Doing research for my novel I found what appears to be a self-published memoir entitled The Known, bearing the subtitle “A Canadian Woman’s Experience with Witchcraft in Mexico.” [The book was a winner in the memoirs (Overcoming Adversity/Tragedy/Challenges) category of the 2014 Next Generation Indie Book Awards.] The writer tells the story of moving to San Miguel de Allende to manage a horse farm. She meets and marries a Mexican man, and after a brief period of happiness together, they are cursed, literally cursed. The writer finds “talcum-like dirt,” on her skin and all over her house. She hears strange noises, like stones falling on the roof. In the house is an overpowering smell of cheap cologne. In the morning she finds things pulled out of cupboards and placed around the kitchen, even though she has been at home, and the doors are locked. Reading the memoir I believed that the writer believed this had happened to her, but I was skeptical too. Mental illness seems the more plausible explanation for what she describes. Talking about magic doesn’t just seem silly and superstitious, it seems sick.
A few months ago, while texting a friend, I tried to type the word “book,” and autocorrect changed it to “hija,” H-I-J-A., daughter, and it felt like the witches were making their presence known.
The ladybugs aren’t as spooky, but after a couple weeks of seeing them, I googled “ladybug meaning,” which lead me to new agey website with this sentence: “Ladybug’s medicine includes the golden strand that leads to the center of the universe, past lives, spiritual enlightenment, death and rebirth, renewal, regeneration, fearlessness, protection, good luck, wishes being fulfilled, protection.”
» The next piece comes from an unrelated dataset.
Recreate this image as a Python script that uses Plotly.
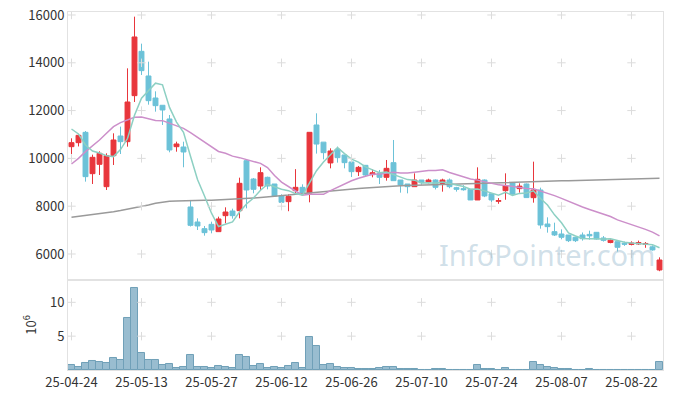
import plotly.graph_objects as go

dates = [
    "25-04-24", "25-04-25", "25-04-28", "25-04-29", "25-04-30",
    "25-05-02", "25-05-07", "25-05-08", "25-05-09", "25-05-12", "25-05-13", "25-05-14", "25-05-15", "25-05-16",
    "25-05-19", "25-05-20", "25-05-21", "25-05-22", "25-05-23", "25-05-26", "25-05-27", "25-05-28", "25-05-29", "25-05-30",
    "25-06-02", "25-06-04", "25-06-05", "25-06-09", "25-06-10", "25-06-11", "25-06-12", "25-06-13",
    "25-06-16", "25-06-17", "25-06-18", "25-06-19", "25-06-20", "25-06-23", "25-06-24", "25-06-25", "25-06-26", "25-06-27", "25-06-30",
    "25-07-01", "25-07-02", "25-07-03", "25-07-04", "25-07-07", "25-07-08", "25-07-09", "25-07-10", "25-07-11",
    "25-07-14", "25-07-15", "25-07-16", "25-07-17", "25-07-18", "25-07-21", "25-07-22", "25-07-23", "25-07-24", "25-07-25",
    "25-07-28", "25-07-29", "25-07-30", "25-07-31", "25-08-01",
    "25-08-04", "25-08-05", "25-08-06", "25-08-07", "25-08-08", "25-08-11", "25-08-12", "25-08-13", "25-08-14",
    "25-08-18", "25-08-19", "25-08-20", "25-08-21", "25-08-22", "25-08-25", "25-08-26", "25-08-27", "25-08-28",
]

open_ = [10491, 10658, 11090, 9361, 9752, 8817, 10114, 10937, 10700, 12625,
         14480, 13448, 12527, 12222, 11649, 10490, 10477, 7967, 7339, 7060,
         7241, 6935, 7604, 7799, 7813, 9905, 9138, 8845, 9208, 8929,
         8427, 8190, 8650, 8789, 8550, 11398, 10680, 9810, 10380, 10143,
         9850, 9445, 9710, 9320, 9375, 9208, 9822, 9096, 8929, 8817,
         9096, 9013, 9096, 8943, 9096, 8775, 8734, 8706, 8260, 9096,
         8520, 8204, 8650, 8970, 8734, 8929, 8357, 8678, 7255, 6935,
         6837, 6795, 6698, 6795, 6820, 6907, 6670, 6480, 6516, 6450,
         6400, 6420, 6400, 6300, 5331]
high = [10840, 11021, 11146, 10156, 10296, 10212, 11049, 11328, 13768, 15930,
        14800, 14047, 12806, 12222, 11816, 10699, 10699, 8260, 7492, 7172,
        7353, 7562, 7953, 7897, 9194, 9961, 9180, 9626, 9236, 8929,
        8497, 8497, 9550, 8915, 11091, 11886, 10680, 10421, 10491, 10143,
        9933, 9682, 9710, 9542, 9515, 9933, 10770, 9096, 8929, 9375,
        9096, 9150, 9120, 9150, 9160, 8810, 8880, 8706, 9626, 9120,
        8520, 8340, 9375, 9000, 8957, 8950, 9863, 8775, 7534, 7311,
        7032, 6795, 6698, 6900, 6976, 6920, 6750, 6610, 6516, 6520,
        6530, 6560, 6500, 6360, 5860]
low = [10184, 10500, 9027, 8929, 9305, 8678, 9724, 10184, 10491, 12360,
       13490, 12248, 11955, 11398, 10255, 10280, 9628, 7150, 7004, 6767,
       6865, 6935, 7283, 7479, 7492, 7911, 8538, 8678, 8706, 8399,
       7990, 7790, 8538, 8441, 8162, 10200, 9961, 9584, 9822, 9584,
       9220, 9264, 9250, 9208, 8929, 9068, 9068, 8566, 8538, 8817,
       8900, 8955, 8700, 8608, 8750, 8610, 8650, 8260, 8260, 8380,
       8050, 8100, 8270, 8480, 8566, 8357, 8148, 7060, 6893, 6753,
       6614, 6500, 6500, 6560, 6600, 6600, 6520, 6450, 6100, 6340,
       6360, 6380, 6260, 6140, 5280]
close = [10658, 10965, 9236, 10045, 10212, 10114, 10770, 10700, 12360, 15080,
         13671, 12415, 12206, 12025, 10352, 10603, 10268, 7199, 7172, 6893,
         7004, 7465, 7757, 7604, 8957, 8678, 8706, 9403, 8845, 8427,
         8162, 8413, 8789, 8539, 11091, 10600, 10240, 10310, 10030, 9822,
         9445, 9626, 9305, 9400, 9208, 9584, 9068, 8887, 8817, 9096,
         8985, 9096, 8789, 9096, 8817, 8706, 8692, 8260, 9124, 8427,
         8260, 8232, 8850, 8500, 8840, 8360, 8678, 7213, 7144, 6795,
         6698, 6558, 6558, 6640, 6760, 6630, 6570, 6580, 6280, 6410,
         6460, 6480, 6440, 6170, 5749]

ma5 = [11230, 11021, 10561, 10310, 10223, 10114, 10075, 10368, 10831, 11805,
       12516, 12845, 13146, 13079, 12134, 11520, 11091, 10089, 9119, 8427,
       7707, 7147, 7258, 7345, 7757, 8092, 8340, 8670, 8918, 8812,
       8709, 8650, 8527, 8466, 8999, 9486, 9852, 10156, 10454, 10200,
       9969, 9847, 9646, 9520, 9397, 9425, 9313, 9229, 9113, 9090,
       8971, 8976, 8957, 9012, 8957, 8901, 8820, 8714, 8720, 8642,
       8553, 8461, 8579, 8454, 8536, 8556, 8646, 8318, 8047, 7638,
       7306, 6882, 6751, 6650, 6643, 6629, 6632, 6636, 6564, 6494,
       6460, 6442, 6414, 6392, 6260]
ma20 = [9766, 10003, 10282, 10519, 10770, 11049, 11328, 11495, 11607, 11718,
        11730, 11662, 11590, 11579, 11468, 11356, 11258, 11077, 10881, 10647,
        10465, 10290, 10216, 10094, 10031, 9959, 9856, 9791, 9615, 9283,
        9007, 8807, 8636, 8462, 8499, 8499, 8497, 8653, 8796, 8942,
        9064, 9172, 9250, 9339, 9352, 9397, 9415, 9390, 9388, 9422,
        9463, 9497, 9497, 9525, 9411, 9316, 9239, 9136, 9091, 9021,
        8962, 8892, 8870, 8825, 8806, 8745, 8726, 8642, 8558, 8443,
        8329, 8202, 8090, 7968, 7865, 7761, 7655, 7571, 7429, 7328,
        7238, 7150, 7030, 6913, 6759]
ma_long = [7535, 7570, 7600, 7645, 7687, 7730, 7770, 7820, 7871, 7925,
           7980, 8050, 8120, 8165, 8204, 8222, 8235, 8240, 8245, 8248,
           8250, 8260, 8270, 8285, 8300, 8320, 8340, 8360, 8380, 8405,
           8430, 8465, 8500, 8530, 8560, 8590, 8620, 8650, 8680, 8705,
           8730, 8745, 8760, 8785, 8810, 8825, 8840, 8855, 8870, 8880,
           8890, 8900, 8910, 8920, 8930, 8940, 8950, 8955, 8960, 8968,
           8975, 8983, 8990, 9000, 9010, 9020, 9030, 9038, 9045, 9053,
           9060, 9068, 9075, 9083, 9090, 9100, 9110, 9118, 9125, 9133,
           9140, 9148, 9155, 9161, 9166]

volume_m = [0.75, 0.45, 1.05, 1.35, 1.25, 1.05, 1.8, 1.5, 7.65, 12.15,
            2.55, 1.5, 1.5, 0.75, 0.9, 0.3, 0.45, 2.25, 0.45, 0.45,
            0.3, 0.6, 0.45, 0.3, 2.25, 1.95, 0.6, 0.9, 0.3, 0.45,
            0.3, 0.6, 1.05, 0.3, 4.95, 3.6, 0.75, 0.9, 0.45, 0.3,
            0.3, 0.15, 0.15, 0.15, 0.3, 0.45, 0.45, 0.15, 0.15, 0.15,
            0.03, 0.03, 0.15, 0.15, 0.03, 0.03, 0.03, 0.03, 0.75, 0.15,
            0.15, 0.03, 0.3, 0.03, 0.03, 0.03, 1.2, 0.75, 0.45, 0.3,
            0.15, 0.15, 0.03, 0.03, 0.15, 0.03, 0.03, 0.03, 0.03, 0.03,
            0.03, 0.03, 0.03, 0.03, 1.2]

price_ticks = [6000, 8000, 10000, 12000, 14000, 16000]
price_labels = ["6000", "8000", "10000", "12000", "14000", "16000"]
vol_ticks = [5, 10]
vol_labels = ["5", "10"]
date_ticks = dates[::10]

RED = "#e8363c"
BLUE = "#6cc2d8"
FONT = "Noto Sans CJK KR"

fig = go.Figure()

fig.add_trace(go.Scatter(x=dates, y=ma_long, mode="lines",
                         line=dict(color="#9a9a9a", width=1.5), xaxis="x", yaxis="y",
                         hoverinfo="skip"))
fig.add_trace(go.Scatter(x=dates, y=ma20, mode="lines",
                         line=dict(color="#cc8fca", width=1.5), xaxis="x", yaxis="y",
                         hoverinfo="skip"))
fig.add_trace(go.Scatter(x=dates, y=ma5, mode="lines",
                         line=dict(color="#8dd0c3", width=1.5), xaxis="x", yaxis="y",
                         hoverinfo="skip"))
fig.add_trace(go.Candlestick(
    x=dates, open=open_, high=high, low=low, close=close,
    increasing=dict(line=dict(color=RED, width=1), fillcolor=RED),
    decreasing=dict(line=dict(color=BLUE, width=1), fillcolor=BLUE),
    xaxis="x", yaxis="y", whiskerwidth=0))

fig.add_trace(go.Bar(x=dates, y=volume_m, xaxis="x2", yaxis="y2",
                     marker=dict(color="rgba(135,178,200,0.85)",
                                 line=dict(color="rgb(112,160,184)", width=1))))

# grid crosses
gx, gy = [], []
for d in date_ticks:
    for p in price_ticks:
        gx.append(d); gy.append(p)
fig.add_trace(go.Scatter(x=gx, y=gy, mode="markers", xaxis="x", yaxis="y",
                         marker=dict(symbol="cross-thin", size=6,
                                     line=dict(color="#dcdcdc", width=1)),
                         hoverinfo="skip"))
vx, vy = [], []
for d in date_ticks:
    for v in vol_ticks:
        vx.append(d); vy.append(v)
fig.add_trace(go.Scatter(x=vx, y=vy, mode="markers", xaxis="x2", yaxis="y2",
                         marker=dict(symbol="cross-thin", size=6,
                                     line=dict(color="#dcdcdc", width=1)),
                         hoverinfo="skip"))

fig.add_annotation(text="InfoPointer.com", xref="paper", yref="paper",
                   x=0.99, y=0.262, xanchor="right", yanchor="bottom",
                   showarrow=False,
                   font=dict(family="Noto Sans", size=29, color="rgba(150,185,205,0.45)"))

axis_common = dict(showline=True, linecolor="#e2e2e2", linewidth=1, mirror=True,
                   showgrid=False, zeroline=False, ticks="", automargin=False,
                   ticklabeloverflow="allow",
                   tickfont=dict(family=FONT, size=13, color="#333"))

fig.update_layout(
    width=673, height=398,
    margin=dict(l=68, r=10, t=12, b=28, autoexpand=False),
    paper_bgcolor="white", plot_bgcolor="white",
    showlegend=False,
    bargap=0, boxgap=0.3, boxgroupgap=0.0,
    xaxis=dict(type="category", domain=[0, 1], anchor="y", matches="x2",
               range=[-0.5, len(dates) - 0.5], showticklabels=False,
               rangeslider=dict(visible=False), **axis_common),
    yaxis=dict(domain=[0.2514, 1], anchor="x", range=[4912, 16125],
               tickvals=price_ticks, ticktext=price_labels, **axis_common),
    xaxis2=dict(type="category", domain=[0, 1], anchor="y2",
                range=[-0.5, len(dates) - 0.5],
                tickvals=date_ticks, ticktext=date_ticks, **axis_common),
    yaxis2=dict(domain=[0, 0.2514], anchor="x2", range=[0, 13.3],
                tickvals=vol_ticks, ticktext=vol_labels,
                title=dict(text="10<sup>6</sup>", standoff=10,
                           font=dict(family=FONT, size=13, color="#333")),
                **axis_common),
)

# remove the browser's default page margin so the figure fills the window exactly
fig.write_html("out.html",
               config={"displayModeBar": False},
               post_script="document.body.style.margin='0';document.body.style.overflow='hidden';")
I’ve always loved ladybugs, especially the red ones. I love how compact they are, how their translucent wings fold down over their bodies, invisible unless in use.
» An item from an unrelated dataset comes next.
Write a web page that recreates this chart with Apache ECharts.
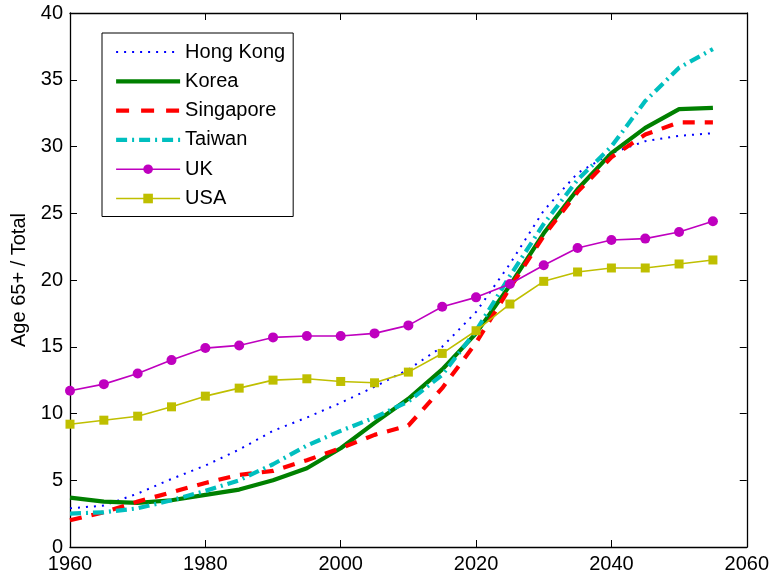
<!DOCTYPE html>
<html>
<head>
<meta charset="utf-8">
<script src="https://cdn.jsdelivr.net/npm/echarts@6/dist/echarts.min.js"></script>
<style>
html,body{margin:0;padding:0;background:#fff;}
#chart{width:772px;height:578px;}
</style>
</head>
<body>
<div id="chart"></div>
<script>
const years = [1960,1965,1970,1975,1980,1985,1990,1995,2000,2005,2010,2015,2020,2025,2030,2035,2040,2045,2050,2055];
const hongKong  = [2.9,3.1,4.0,5.1,6.1,7.3,8.7,9.7,10.8,12.0,13.3,15.0,17.6,21.2,25.2,28.0,29.5,30.4,30.8,31.0];
const korea     = [3.7,3.4,3.3,3.5,3.9,4.3,5.0,5.9,7.4,9.3,11.1,13.3,16.0,19.6,23.5,26.8,29.5,31.4,32.8,32.9];
const singapore = [2.0,2.6,3.4,4.1,4.8,5.4,5.7,6.5,7.4,8.4,9.1,11.9,15.3,19.4,23.3,26.6,29.2,30.9,31.8,31.8];
const taiwan    = [2.5,2.6,2.9,3.5,4.2,5.0,6.2,7.6,8.7,9.7,10.9,12.9,16.2,20.3,24.2,27.5,30.0,33.4,35.9,37.3];
const uk        = [11.7,12.2,13.0,14.0,14.9,15.1,15.7,15.8,15.8,16.0,16.6,18.0,18.7,19.7,21.1,22.4,23.0,23.1,23.6,24.4];
const usa       = [9.2,9.5,9.8,10.5,11.3,11.9,12.5,12.6,12.4,12.3,13.1,14.5,16.2,18.2,19.9,20.6,20.9,20.9,21.2,21.5];
const seriesNames = ['Hong Kong','Korea','Singapore','Taiwan','UK','USA'];
const xTicks = [1960,1980,2000,2020,2040,2060];
const yTicks = [0,5,10,15,20,25,30,35,40];

const pairs = arr => years.map((y,i)=>[y,arr[i]]);
const FONT = 'Liberation Sans, Arial, sans-serif';
const FS = 20;

const styles = {
  'Hong Kong': {color:'#0000ff', width:2, type:[2,6], symbol:'none'},
  'Korea':     {color:'#008000', width:4.2, type:'solid', symbol:'none'},
  'Singapore': {color:'#ff0000', width:4.2, type:[12,10], symbol:'none'},
  'Taiwan':    {color:'#00bfbf', width:4.2, type:[11,5,2,5], symbol:'none'},
  'UK':        {color:'#bf00bf', width:1.6, type:'solid', symbol:'circle', size:10},
  'USA':       {color:'#bfbf00', width:1.6, type:'solid', symbol:'rect', size:9}
};
const dataMap = {'Hong Kong':hongKong,'Korea':korea,'Singapore':singapore,'Taiwan':taiwan,'UK':uk,'USA':usa};

const series = seriesNames.map(n=>{
  const s = styles[n];
  return {
    name:n, type:'line', data:pairs(dataMap[n]),
    symbol: s.symbol === 'none' ? 'none' : s.symbol,
    symbolSize: s.size || 0,
    showSymbol: s.symbol !== 'none',
    lineStyle:{color:s.color, width:s.width, type:s.type, cap:'butt'},
    itemStyle:{color:s.color},
    emphasis:{disabled:true},
    animation:false
  };
});

const legendData = seriesNames.map(n=>{
  const s = styles[n];
  const item = {name:n, lineStyle:{color:s.color, width:s.width, type: n==='Singapore' ? [13,12] : s.type}};
  if (s.symbol === 'none') item.itemStyle = {opacity:0};
  return item;
});

const axisCommon = {
  axisLine:{show:true, onZero:false, lineStyle:{color:'#000', width:1.3}},
  axisTick:{show:true, inside:true, length:7, lineStyle:{color:'#000', width:1}},
  splitLine:{show:false}
};

const chart = echarts.init(document.getElementById('chart'), null, {renderer:'canvas'});
chart.setOption({
  animation:false,
  backgroundColor:'#fff',
  grid:{left:70, right:25, top:13, bottom:31, containLabel:false},
  legend:{
    orient:'vertical', left:102, top:33,
    padding:[9,8,8,12],
    itemWidth:64, itemHeight:12, itemGap:9.3,
    backgroundColor:'#fff', borderColor:'#000', borderWidth:1,
    textStyle:{fontFamily:FONT, fontSize:FS, color:'#000', lineHeight:20},
    data:legendData
  },
  xAxis:[
    Object.assign({type:'value', min:1960, max:2060, interval:20, position:'bottom',
      axisLabel:{fontFamily:FONT, fontSize:FS, color:'#000', margin:7,
        formatter: v => xTicks.includes(v) ? String(v) : ''}}, axisCommon),
    Object.assign({type:'value', min:1960, max:2060, interval:20, position:'top',
      axisLabel:{show:false}}, axisCommon)
  ],
  yAxis:[
    Object.assign({type:'value', min:0, max:40, interval:5, position:'left',
      name:'Age 65+ / Total', nameLocation:'middle', nameGap:41,
      nameTextStyle:{fontFamily:FONT, fontSize:FS, color:'#000'},
      axisLabel:{fontFamily:FONT, fontSize:FS, color:'#000', margin:7,
        formatter: v => yTicks.includes(v) ? String(v) : ''}}, axisCommon),
    Object.assign({type:'value', min:0, max:40, interval:5, position:'right',
      axisLabel:{show:false}}, axisCommon)
  ],
  series: series
});
</script>
</body>
</html>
In Spanish ladybugs are called mariquitas. Mariquita is a diminutive of marica, which is a diminutive of Maria, or the Virgin Mary. This is the same as in English, really. The “lady” in “ladybug” is synonymous with Mary. Think about the churches called our lady of perpetual help, our lady of victory. Another derivation of mariquita or maria is maricon, faggot. The word—and this makes sense—means effeminate, ladylike, implying rather than naming homosexuality.
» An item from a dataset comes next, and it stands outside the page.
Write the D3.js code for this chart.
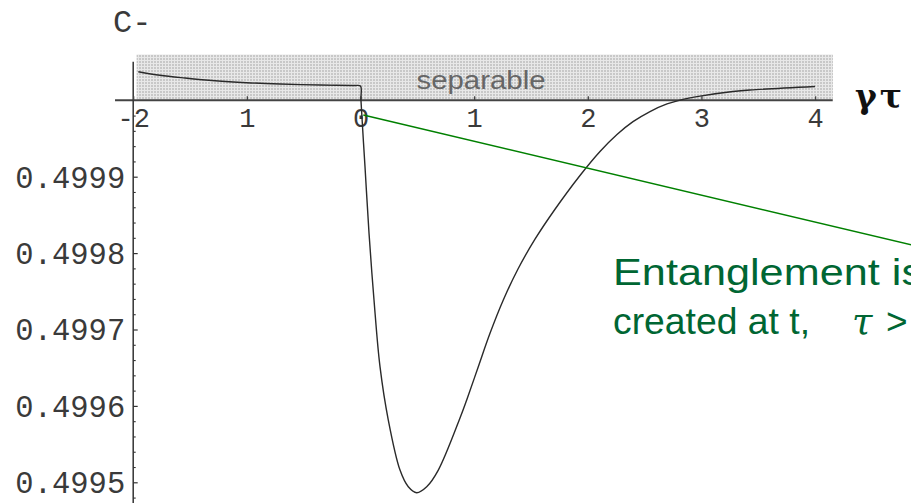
<!DOCTYPE html>
<html>
<head>
<meta charset="utf-8">
<script src="https://cdn.jsdelivr.net/npm/d3@7"></script>
<style>
  html, body { margin: 0; padding: 0; background: #fff; }
  svg { display: block; }
</style>
</head>
<body>
<svg id="chart" width="911" height="503"></svg>
<script>
// C- as a function of gamma*tau
const gammaTau = [-1.9551, -1.7642, -1.5442, -1.2803, -1.0013, -0.7083, -0.3564,
  -0.0484, 0, 0.004,
  0.0396, 0.0748, 0.1188, 0.1716, 0.2446, 0.3476, 0.4206, 0.4945, 0.5825,
  0.6846, 0.8755, 0.9345, 1.0365, 1.1395, 1.2565, 1.3858, 1.5354, 1.7114,
  1.9314, 2.1074, 2.2569, 2.3977, 2.5473, 2.6969, 2.8113, 2.9873, 3.2776,
  3.4272, 3.999];
const cMinus = [0.5000374, 0.5000327, 0.5000291, 0.5000255, 0.5000230, 0.5000213,
  0.5000200, 0.5000194, 0.5000187, 0.5000000,
  0.4999131, 0.4998263, 0.4997386, 0.4996513, 0.4995815, 0.4995160, 0.4994942,
  0.4994864, 0.4994942, 0.4995160, 0.4995841, 0.4996077, 0.4996513, 0.4996950,
  0.4997386, 0.4997792, 0.4998182, 0.4998574, 0.4999016, 0.4999330, 0.4999552,
  0.4999720, 0.4999853, 0.4999952, 0.5000003, 0.5000055, 0.5000115, 0.5000135,
  0.5000181];

// axis ticks
const xTickValues = [-2, -1, 0, 1, 2, 3, 4];
const xTickLabels = ["-2", "1", "0", "1", "2", "3", "4"];
const yTickValues = [0.4995, 0.4996, 0.4997, 0.4998, 0.4999];
const yTickLabels = ["0.4995", "0.4996", "0.4997", "0.4998", "0.4999"];
const yMinorValues = d3.range(0, 28).map(i => +(0.49944 + i * 0.00002).toFixed(5))
  .filter(v => Math.abs((v * 1e4) - Math.round(v * 1e4)) > 1e-6);

// separable band (C- above 1/2)
const bandTau = [-1.97, 4.157];
const bandC = [0.5, 0.50006];

// annotation arrow from the text to the origin
const noteTau = [0.025, 5.2];
const noteC = [0.4999808, 0.4997983];
const noteLine1 = "Entanglement is";
const noteLine2 = ["created at t,", "τ", ">"];

const svg = d3.select("#chart");

const x = d3.scaleLinear().domain([-2, 4]).range([133.2, 815.1]);
const y = d3.scaleLinear().domain([0.4995, 0.5]).range([482.3, 100.3]);

// hatched fill for the separable region
const defs = svg.append("defs");
const pat = defs.append("pattern")
  .attr("id", "grid").attr("patternUnits", "userSpaceOnUse")
  .attr("width", 3).attr("height", 3);
pat.append("rect").attr("width", 3).attr("height", 3).attr("fill", "#c8c8c8");
pat.append("rect").attr("width", 3).attr("height", 1).attr("fill", "#e8e8e8");
pat.append("rect").attr("width", 1).attr("height", 3).attr("fill", "#e8e8e8");

svg.append("rect")
  .attr("x", x(bandTau[0])).attr("y", y(bandC[1]))
  .attr("width", x(bandTau[1]) - x(bandTau[0]))
  .attr("height", y(bandC[0]) - y(bandC[1]))
  .attr("fill", "url(#grid)");

svg.append("text")
  .attr("x", 416.5).attr("y", 88.5)
  .attr("font-family", "Liberation Sans, Arial, sans-serif")
  .attr("font-size", 26)
  .attr("fill", "#666")
  .attr("textLength", 129).attr("lengthAdjust", "spacingAndGlyphs")
  .text("separable");

// axis lines
svg.append("line")
  .attr("x1", x(-2.16)).attr("x2", x(4.155))
  .attr("y1", y(0.5)).attr("y2", y(0.5))
  .attr("stroke", "#444").attr("stroke-width", 2);
svg.append("line")
  .attr("x1", x(-2)).attr("x2", x(-2))
  .attr("y1", y(0.5000505)).attr("y2", y(0.49944))
  .attr("stroke", "#333").attr("stroke-width", 1.5);

const mono = "Liberation Mono, Courier New, monospace";

// x axis ticks pointing up, labels below
const xAxis = d3.axisBottom(x)
  .tickValues(xTickValues)
  .tickSizeInner(-4).tickSizeOuter(0)
  .tickPadding(27)
  .tickFormat((d, i) => xTickLabels[i]);
const gx = svg.append("g").attr("transform", `translate(0,${y(0.5)})`).call(xAxis);
gx.select(".domain").remove();
gx.selectAll(".tick line").attr("stroke", "#444").attr("stroke-width", 1.3);
gx.selectAll(".tick text")
  .attr("font-family", mono).attr("font-size", 27).attr("fill", "#3a3a3a")
  .attr("dy", 0);

// y axis ticks pointing right, labels on the left
const yAxis = d3.axisLeft(y)
  .tickValues(yTickValues)
  .tickSizeInner(-4.5).tickSizeOuter(0)
  .tickPadding(8)
  .tickFormat((d, i) => yTickLabels[i]);
const gy = svg.append("g").attr("transform", `translate(${x(-2)},0)`).call(yAxis);
gy.select(".domain").remove();
gy.selectAll(".tick line").attr("stroke", "#333").attr("stroke-width", 1.2);
gy.selectAll(".tick text")
  .attr("font-family", mono).attr("font-size", 30.5).attr("fill", "#3a3a3a")
  .attr("dy", "0.34em");

const yMinor = d3.axisLeft(y).tickValues(yMinorValues)
  .tickSizeInner(-2.5).tickSizeOuter(0).tickFormat("");
const gym = svg.append("g").attr("transform", `translate(${x(-2)},0)`).call(yMinor);
gym.select(".domain").remove();
gym.selectAll(".tick line").attr("stroke", "#333").attr("stroke-width", 1.1);

// the curve
const pts = gammaTau.map((t, i) => [t, cMinus[i]]);
svg.append("path")
  .datum(pts)
  .attr("fill", "none")
  .attr("stroke", "#2a2a2a")
  .attr("stroke-width", 1.4)
  .attr("d", d3.line().x(d => x(d[0])).y(d => y(d[1])).curve(d3.curveCatmullRom.alpha(0.5)));

// axis titles
svg.append("text")
  .attr("x", 113).attr("y", 32)
  .attr("font-family", mono).attr("font-size", 32).attr("fill", "#3a3a3a")
  .text("C-");
svg.append("text")
  .attr("x", 855).attr("y", 108)
  .attr("font-family", "DejaVu Serif, serif").attr("font-weight", "bold")
  .attr("font-size", 33).attr("fill", "#111")
  .attr("letter-spacing", 3)
  .text("γτ");

// annotation
svg.append("line")
  .attr("x1", x(noteTau[0])).attr("y1", y(noteC[0]))
  .attr("x2", x(noteTau[1])).attr("y2", y(noteC[1]))
  .attr("stroke", "#008000").attr("stroke-width", 1.6);

const note = svg.append("g")
  .attr("font-family", "Liberation Sans, Arial, sans-serif")
  .attr("font-size", 37).attr("fill", "#006633");
note.append("text").attr("x", 613).attr("y", 285)
  .attr("textLength", 310).attr("lengthAdjust", "spacingAndGlyphs")
  .text(noteLine1);
const l2 = note.append("text").attr("y", 334);
l2.append("tspan").attr("x", 613).attr("textLength", 197)
  .attr("lengthAdjust", "spacingAndGlyphs").text(noteLine2[0]);
l2.append("tspan").attr("x", 852).attr("font-family", "DejaVu Serif, serif")
  .attr("font-style", "italic").text(noteLine2[1]);
l2.append("tspan").attr("x", 886).text(noteLine2[2]);
</script>
</body>
</html>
Matthew, my husband, says that everyone should come out, even if you’re not gay. Everyone has something to own up to. I came out as gay a long time ago, but that’s not all I am, nor all I’m sometimes ashamed of. It’s not smart or cool to write fantasy, and I am afraid of looking cheesy, dorky, silly. But as I’ve been writing this book, I’ve felt like I’ve touched the live wire of story in a way I never have before. Maybe this is the golden thread.
The other morning when I was writing, I took a sip of my coffee and felt something in my mouth. A drowned fly, I thought. I fished it out. A ladybug. I held it on its back on the end of my finger, hoping it would revive itself and fly away. But no, its legs stayed curled in, all except for one jutting out like a kickstand. I put it on my little altar, to keep company with two other dead ladybugs I’ve found.